* **Collected data**
_ _ _ _ _
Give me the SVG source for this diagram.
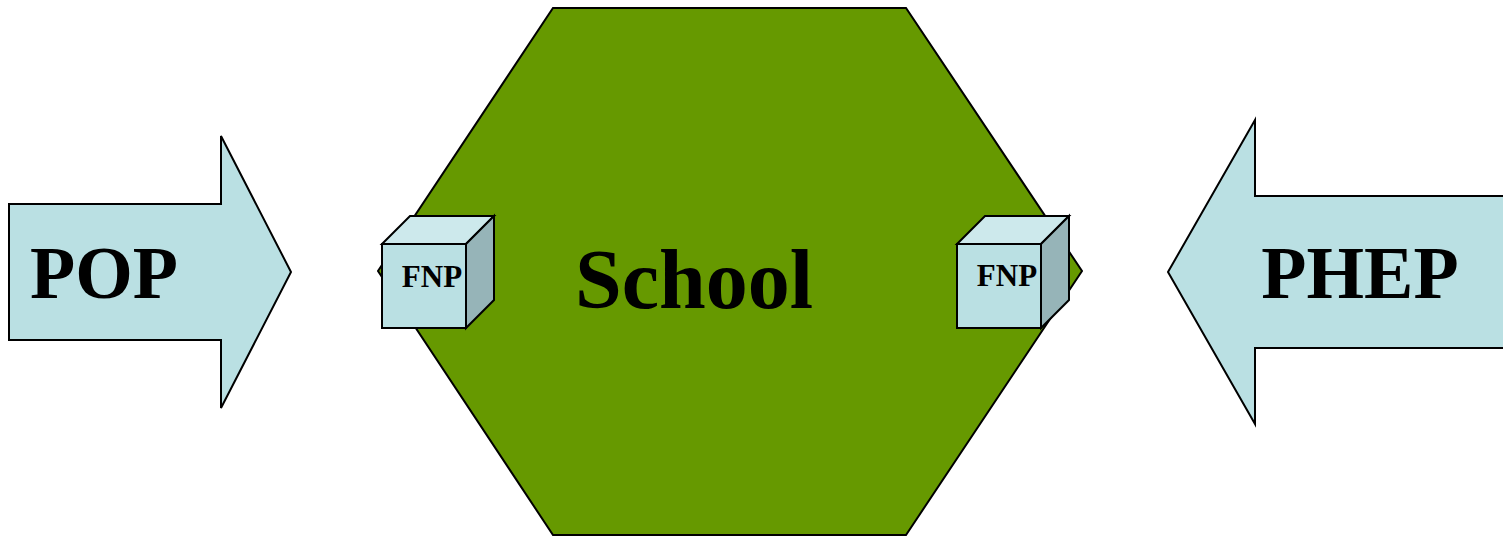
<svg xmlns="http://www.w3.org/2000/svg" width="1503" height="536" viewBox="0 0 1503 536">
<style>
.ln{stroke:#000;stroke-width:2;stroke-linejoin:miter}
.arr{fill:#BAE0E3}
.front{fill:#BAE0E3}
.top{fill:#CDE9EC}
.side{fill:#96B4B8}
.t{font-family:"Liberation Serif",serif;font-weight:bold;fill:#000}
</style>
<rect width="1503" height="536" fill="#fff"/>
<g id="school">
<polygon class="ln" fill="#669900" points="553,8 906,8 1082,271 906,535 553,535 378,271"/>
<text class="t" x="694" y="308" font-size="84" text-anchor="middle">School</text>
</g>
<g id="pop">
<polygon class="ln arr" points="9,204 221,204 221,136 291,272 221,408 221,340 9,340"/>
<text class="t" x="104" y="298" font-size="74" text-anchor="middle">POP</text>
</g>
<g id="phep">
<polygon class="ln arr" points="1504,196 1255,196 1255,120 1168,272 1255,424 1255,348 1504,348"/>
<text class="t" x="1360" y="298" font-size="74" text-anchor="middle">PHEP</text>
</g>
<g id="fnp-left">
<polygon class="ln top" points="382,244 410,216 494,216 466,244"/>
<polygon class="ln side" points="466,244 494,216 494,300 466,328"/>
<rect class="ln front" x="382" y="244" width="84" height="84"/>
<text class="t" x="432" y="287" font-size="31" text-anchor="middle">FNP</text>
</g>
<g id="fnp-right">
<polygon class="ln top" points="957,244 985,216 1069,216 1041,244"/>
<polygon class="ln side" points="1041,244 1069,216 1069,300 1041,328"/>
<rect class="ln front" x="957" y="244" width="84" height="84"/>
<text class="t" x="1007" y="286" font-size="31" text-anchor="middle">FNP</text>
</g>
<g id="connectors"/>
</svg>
_ _ _ _ _
* **Work to complete**
Reproduce each line word for word and drop the pictures.

* **Expected answer**
Give me the SVG source for this diagram.
<svg xmlns="http://www.w3.org/2000/svg" width="1503" height="536" viewBox="0 0 1503 536">
<style>
.ln{stroke:#000;stroke-width:2;stroke-linejoin:miter}
.arr{fill:#BAE0E3}
.front{fill:#BAE0E3}
.top{fill:#CDE9EC}
.side{fill:#96B4B8}
.t{font-family:"Liberation Serif",serif;font-weight:bold;fill:#000}
</style>
<rect width="1503" height="536" fill="#fff"/>
<g id="school">
<polygon class="ln" fill="#669900" points="553,8 906,8 1082,271 906,535 553,535 378,271"/>
<text class="t" x="694" y="308" font-size="84" text-anchor="middle">School</text>
</g>
<g id="pop">
<polygon class="ln arr" points="9,204 221,204 221,136 291,272 221,408 221,340 9,340"/>
<text class="t" x="104" y="298" font-size="74" text-anchor="middle">POP</text>
</g>
<g id="phep">
<polygon class="ln arr" points="1504,196 1255,196 1255,120 1168,272 1255,424 1255,348 1504,348"/>
<text class="t" x="1360" y="298" font-size="74" text-anchor="middle">PHEP</text>
</g>
<g id="fnp-left">
<polygon class="ln top" points="382,244 410,216 494,216 466,244"/>
<polygon class="ln side" points="466,244 494,216 494,300 466,328"/>
<rect class="ln front" x="382" y="244" width="84" height="84"/>
<text class="t" x="432" y="287" font-size="31" text-anchor="middle">FNP</text>
</g>
<g id="fnp-right">
<polygon class="ln top" points="957,244 985,216 1069,216 1041,244"/>
<polygon class="ln side" points="1041,244 1069,216 1069,300 1041,328"/>
<rect class="ln front" x="957" y="244" width="84" height="84"/>
<text class="t" x="1007" y="286" font-size="31" text-anchor="middle">FNP</text>
</g>
<g id="connectors"/>
</svg>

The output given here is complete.